Fast becoming one of the most popular sports in the nation, water skiing also has certain aspects of danger. "Skier mishaps" have been consistently listed in the top five types of boating accidents.
Skiing should be a team sport. The team players are the skier, the boat driver and an observer to keep a proper lookout. While the driver watch the traffic, the observer should continuously keep an eye on the skier and relay messages to the driver. The boat should also be equipped with a wide angle rear view mirror so the driver can see the skier.
The water skier should be able to communicate to the towing boat with hand signals. A clear understanding in advance of the desires of the skier will lead to a safer sport. Try not to think for the skier. Let him or her direct the actions of the boat.
When a skier falls, it is important to hold up a water ski. This makes it easier for the tow boat to see you and also notifies other boats in the area that you are in the water.

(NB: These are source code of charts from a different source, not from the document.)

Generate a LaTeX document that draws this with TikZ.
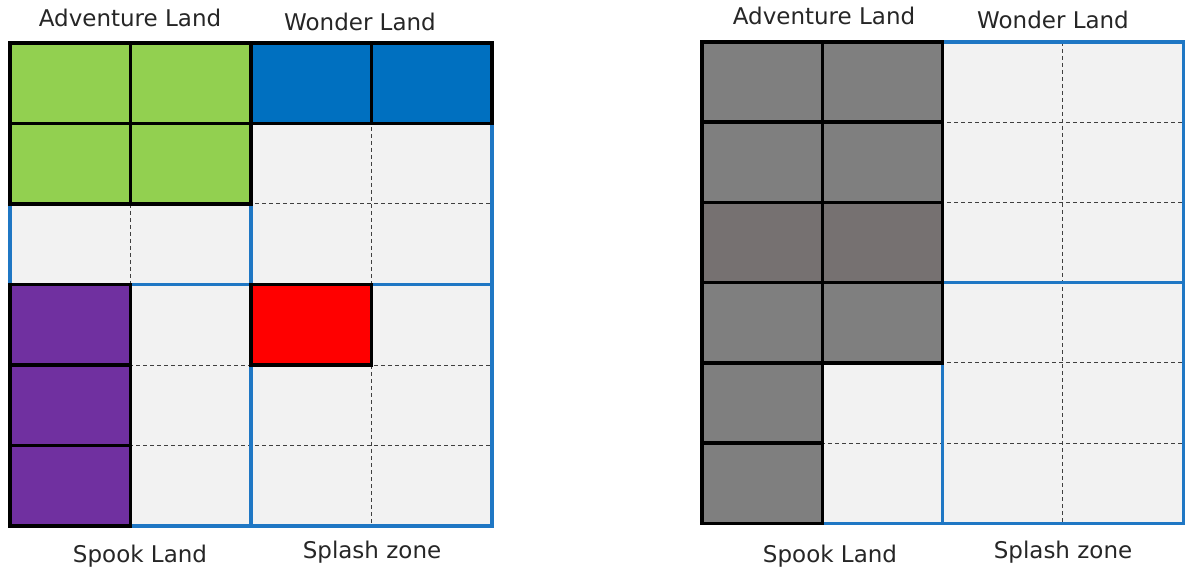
\documentclass[tikz,border=0pt]{standalone}
\usepackage{fontspec}
\setmainfont{DejaVu Sans}
\usetikzlibrary{positioning}
\tikzset{
	x=1pt, y=-1pt,
	land/.style = {font=\fontsize{23}{26}\selectfont, text=black!85, inner sep=0pt}, % the labels of the four parts
	gridline/.style = {draw=black!75, dash pattern=on 4pt off 3pt, line width=1pt},
	quad/.style = {draw=quadblue, line width=3.4pt},
	cell/.style = {draw=black, line width=3.4pt}
}

\begin{document}
\begin{tikzpicture}
\definecolor{quadblue}{RGB}{31,119,196}
\definecolor{cellbg}{RGB}{242,242,242}
\definecolor{cellgreen}{RGB}{146,208,80}
\definecolor{cellblue}{RGB}{0,112,192}
\definecolor{cellpurple}{RGB}{112,48,160}
\definecolor{cellred}{RGB}{255,0,0}
\definecolor{cellgrey}{RGB}{127,127,127}
\definecolor{cellgreydark}{RGB}{118,113,113}
\useasboundingbox (0,0) rectangle (1185,577);

% left park
\begin{scope}[shift={(10,43)}, x=120.5pt, y=-80.5pt]
\fill[cellbg] (0,0) rectangle (4,6);
\foreach \c in {1,3} \draw[gridline] (\c,0) -- (\c,6);
\foreach \r in {1,2,4,5} \draw[gridline] (0,\r) -- (4,\r);
\draw[quad] (0,0) rectangle (2,3) (2,0) rectangle (4,3) (0,3) rectangle (2,6) (2,3) rectangle (4,6);
\foreach \i/\j in {0/0,1/0,0/1,1/1} \draw[cell, fill=cellgreen] (\i,\j) rectangle +(1,1);
\foreach \i/\j in {2/0,3/0} \draw[cell, fill=cellblue] (\i,\j) rectangle +(1,1);
\foreach \j in {3,4,5} \draw[cell, fill=cellpurple] (0,\j) rectangle +(1,1);
\draw[cell, fill=cellred] (2,3) rectangle +(1,1);
\end{scope}

% right park
\begin{scope}[shift={(702,42)}, x=120.3pt, y=-80.2pt]
\fill[cellbg] (0,0) rectangle (4,6);
\foreach \c in {1,3} \draw[gridline] (\c,0) -- (\c,6);
\foreach \r in {1,2,4,5} \draw[gridline] (0,\r) -- (4,\r);
\draw[quad] (0,0) rectangle (2,3) (2,0) rectangle (4,3) (0,3) rectangle (2,6) (2,3) rectangle (4,6);
\foreach \i/\j in {0/0,1/0,0/1,1/1,0/3,1/3,0/4,0/5} \draw[cell, fill=cellgrey] (\i,\j) rectangle +(1,1);
\foreach \i in {0,1} \draw[cell, fill=cellgreydark] (\i,2) rectangle +(1,1);
\end{scope}

\node[land] (advL) at (130,18) {Adventure Land};
\node[land] (wonL) at (360,22) {Wonder Land};
\node[land] (spoL) at (140,556) {Spook Land};
\node[land] (splL) at (372,552) {Splash zone};
\node[land] (advR) at (824,16) {Adventure Land};
\node[land] (wonR) at (1053,20) {Wonder Land};
\node[land] (spoR) at (830,556) {Spook Land};
\node[land] (splR) at (1063,552) {Splash zone};
\end{tikzpicture}
\end{document}
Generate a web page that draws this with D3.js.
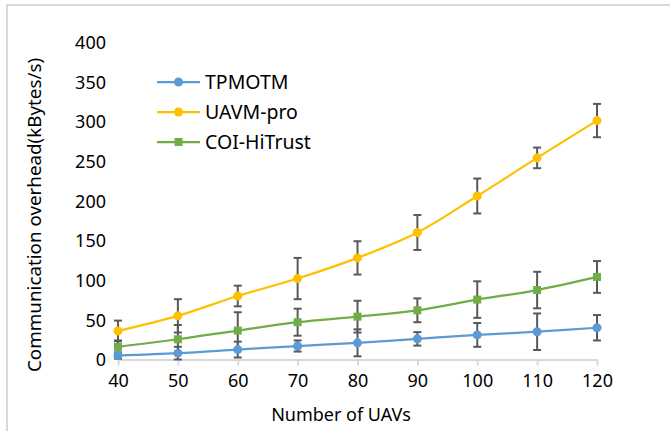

Do not water ski after dark. It is very dangerous and against the law. Many states have rules regarding when you can water ski. Check for state-specific information if water skiing in an area unfamiliar to you.
Another popular water sport is "Tubing" or being pulled behind the boat with various "towable devices." Tubes and towable devices come in a wide range of shapes and sizes. While the exhilaration of being pulled behind the boat can be great fun, the boat operator and those being towed need to be aware of many safety issues.
The following are tips to fun and safe towing:
Be extremely mindful of the slingshot effect. That is when the boat makes a sudden turn and the towable device continues in the same direction, crosses the wake and may be subject to hitting objects in the water.